I recently acquired a Nikkor M 300mm f9 and want to know the 'range' of focus on an Ebony 45S (with appropriate extended lensboard).

The 45S extends 270mm while the lens has a backflange of 290mm. I intend to use a 35mm top hat/extended lensboard so this will give me 15mm to play with. However, while the lens will focus at infinity with the top hat I don't know what the minimum focusing distance would be. I don't want to buy the lensboard and waste my money if the minimum focusing distance is still miles away so would anyone know what the minimum focusing distance would be?

Many thanks.

:-)

Larry Gebhardt
19-Dec-2013, 19:57
I don't remember the calculation, but when I had a Shen Hao with 360mm of extension I was able to use that lens without much issue as far as extension went. There were a few times I wanted to focus closer, but it worked well enough for most shots. I think you will not be happy with only 35mm of additional extension.

Kirk Fry
19-Dec-2013, 23:56
Just buy a Calumet CC401 for $100 and be done with it.

Doremus Scudder
20-Dec-2013, 02:23
With that little extension, you will really only be able to work at infinity, since most subjects have some foreground objects in them that require splitting the focus distance, and since the lens has a rather shallow depth of field for 4x5. You will likely want a top-hat board with more extension than that. I use mine on a Wista DX with 300mm of extension; my board is about 30mm of extension (giving me 40mm to "play with") and I can't really do anything that resembles a close up. Nine meters is about closest focus.

Once you have a board with enough extension in hand, you'll find that the 300mm M is a sweet lens and very sharp. Or, you can acquire the Ebony extension back :)

Best,

Doremus

dave_whatever
20-Dec-2013, 02:38
Hello!

I recently acquired a Nikkor M 300mm f9 and want to know the 'range' of focus on an Ebony 45S (with appropriate extended lensboard).

The 45S extends 270mm while the lens has a backflange of 290mm. I intend to use a 35mm top hat/extended lensboard so this will give me 15mm to play with. However, while the lens will focus at infinity with the top hat I don't know what the minimum focusing distance would be.
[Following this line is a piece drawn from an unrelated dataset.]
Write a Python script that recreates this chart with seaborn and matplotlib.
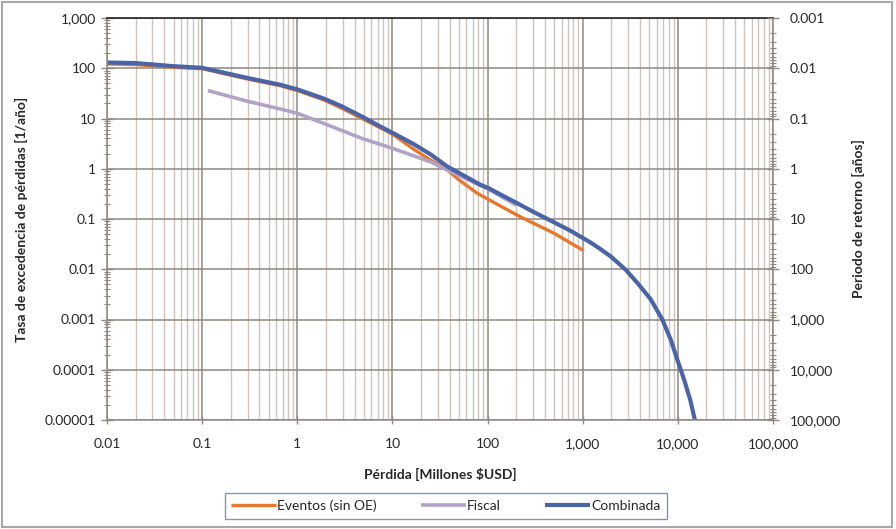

I don't want to buy the lensboard and waste my money if the minimum focusing distance is still miles away so would anyone know what the minimum focusing distance would be?

Many thanks.

:-)

By my calculations, just inside 6m will be about the limit.

duff photographer
20-Dec-2013, 09:02
Thanks Larry, Doremus and Dave.

Looks like I'll need a lot more extension than is practical for the camera.

I did think about the Ebony extension back but the cost and extra bulk has put me off. I'll just use the lens for my MF digital work - and yes, it is very sharp isn't it :-) .

Out of curiosity and a wont for understanding, how does one calculate the focusing range of a LF lens (forgive my ignorance on this one)?

Cheers!

dave_whatever
20-Dec-2013, 09:22
If you google "thin lens formula" that will give you the idea.

duff photographer
20-Dec-2013, 15:05
If you google "thin lens formula" that will give you the idea.

Done, and many thanks for helping me increase my knowledge base.

:-)

drew.saunders
20-Dec-2013, 18:57
Hello!

I recently acquired a Nikkor M 300mm f9 and want to know the 'range' of focus on an Ebony 45S (with appropriate extended lensboard).

The 45S extends 270mm while the lens has a backflange of 290mm. I intend to use a 35mm top hat/extended lensboard so this will give me 15mm to play with. However, while the lens will focus at infinity with the top hat I don't know what the minimum focusing distance would be. I don't want to buy the lensboard and waste my money if the minimum focusing distance is still miles away so would anyone know what the minimum focusing distance would be?

Many thanks.

:-)

The 290mm flange focal distance of the lens gives you a 10mm "free top hat," so you do the calculations as if you had a 270mm + 35mm + 10mm extension, for 315mm of extension.

1/focal length - 1/extension = 1/subject distance
1/300 - 1/315 = 1/6300

So you can work to 6.3m or thereabouts. Not ideal, but still useful if you only want that lens for fairly distant subjects. The Fuji 300/8.5 has a 282.3mm flange focal distance, so you'd end up with a 4.4m or so minimum distance with that lens, for example. I bought the Fuji over the Nikkor when I had a Tachihara just to eke out that extra close focusing.

duff photographer
21-Dec-2013, 17:56
The 290mm flange focal distance of the lens gives you a 10mm "free top hat," so you do the calculations as if you had a 270mm + 35mm + 10mm extension, for 315mm of extension.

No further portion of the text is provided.